While Profits Slip Away

While Profits Slip Away

I want part of my life back.

 

Seriously.

 

By my count – and if I’m close to the national average – I likely spent up to 20 hours per week of my life in meetings (it became more when I became an executive) and over the course of some 38 years in the corporate world I’m guessing that’s about 34,200 hours. (I made necessary adjustments for vacation and holidays.)

 

I want those hours back – whom do I need to call?

 

All right, I’ll concede that part of the debt I fully own. Some of the meetings referenced above I actually set up and coordinated – meaning someone somewhere is preparing a similar bill for me.

 

The amount of time we spend in meetings in this, the age of technology, isn’t diminishing – it’s growing as the wave of data and information pours over us like hot molasses on a summer’s day.

 

Do they make us more productive?  Hmm…..

 

Data recently published in The Muse tends to make a very strong case that the national debt associated with ineffective meetings is astronomical – and there is little to no definitive action for reconciling time, effort, and profits lost.

 

Consider:

  • We have 25 million meetings per year in this country
  • Up to 37 BILLION is spent on them
  • On average – 15% of an organization’s cumulative time is spent IN MEETINGS (and the tide is rising with increases every year for the past 10 years)

 

While:

  • A majority (67%) of responders say those meetings are unproductive

 

If we determine time is a zero sum game (for every minute wasted in meetings that don’t offer return another is lost in activities that could be productive) then WHY do we keep doing what we’re doing and expect difficult results…or a better question might be what is causing the problem?

 

 

Here’s but a few:

  • Many participants see little to no value – and report their attendance isn’t necessary but often mandatory.
  • There is no structure – no agenda – and no definitive outcome for many meetings. Time slips into a black hole – never to return.
  • Distractions in this age of technology abound (note The Muse article) with 90% of survey respondents admitting to multi-tasking while attending.
  • The era of the “virtual” meeting carries with it risk – a high number of remote participants freely concede they aren’t engaged (see earlier comments around mandatory attendance.)
  • Most meetings are far too long.
  • Roles are poorly defined – and that begins with three critical assignments:
    • Meeting leader
    • Meeting facilitator
    • Time keeper

 

So what is the fix?

 

Complicated question but several immediate solutions cry out for attention. As noted in the chapter titled The Meeting Maze in my book The Compass Solution, here are 10 that should be a part of every company’s approach:

 

  • Every meeting should have a clear objective – communicated in advance to all participants.

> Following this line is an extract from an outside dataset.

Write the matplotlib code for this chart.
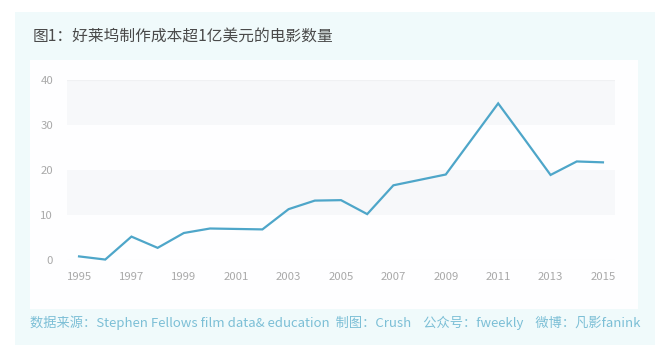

EVERY MEETING.
  • Every meeting should have a working agenda and a pre-defined time frame (and then cut that allotment in half!) Far too many are ambitious on the front end – lethargic on the back end.
  • Every meeting should have Actionable Items that are made clear with one quick summary at the end – and then followed up on. If there is no action after then the argument can be made the meeting should never have been conducted to begin with.
  • Participants should be limited to the critical few – not expanded to the trivial many.If you don’t have a mission critical reason for attendance you shouldn’t be invited.
  • Every meeting should have a leader and a facilitator/time keeper (and yes, sometimes that can be one and the same.) An important component of that assignment – provisions for “parking lot” issues that are off-topic. The leader or facilitator has to be tough enough to direct tangential points to the flipchart for future discussion – and resilient enough to get the group back on task!
  • Technology needs to be checked at the door – no I Phones, I Pads, Lap Tops, etc. If you’re in the meeting – you’re in the meeting.
  • Ideally any materials are sent in advance – your participants should be fully capable of reading – if you rob meeting time and replace it with library time you’re already sinking.
  • Stop the filibustering – any participant who can’t make their point in a few minutes you find a way to move back on task. The group can and should self-regulate. (See objectives, agenda, and time frames above.)
  • Beware the pitfalls of power point presentations that obscure rather than clarify – wordy, cloaked in “corporatese”, and often more for the benefit of the meeting leader than the participants.
  • Honor the time contract you’ve entered into. An 8 to 9 AM meeting starts at 8 – not 8:10. It stops NO LATER than 9 AM. It’s OK to give back time – it’s irresponsible to take more.

 

Billions are spent each year on an unproductive investment of people resources.

 

We can change that.

 

Now, back to that part of my life I want back – I have an idea.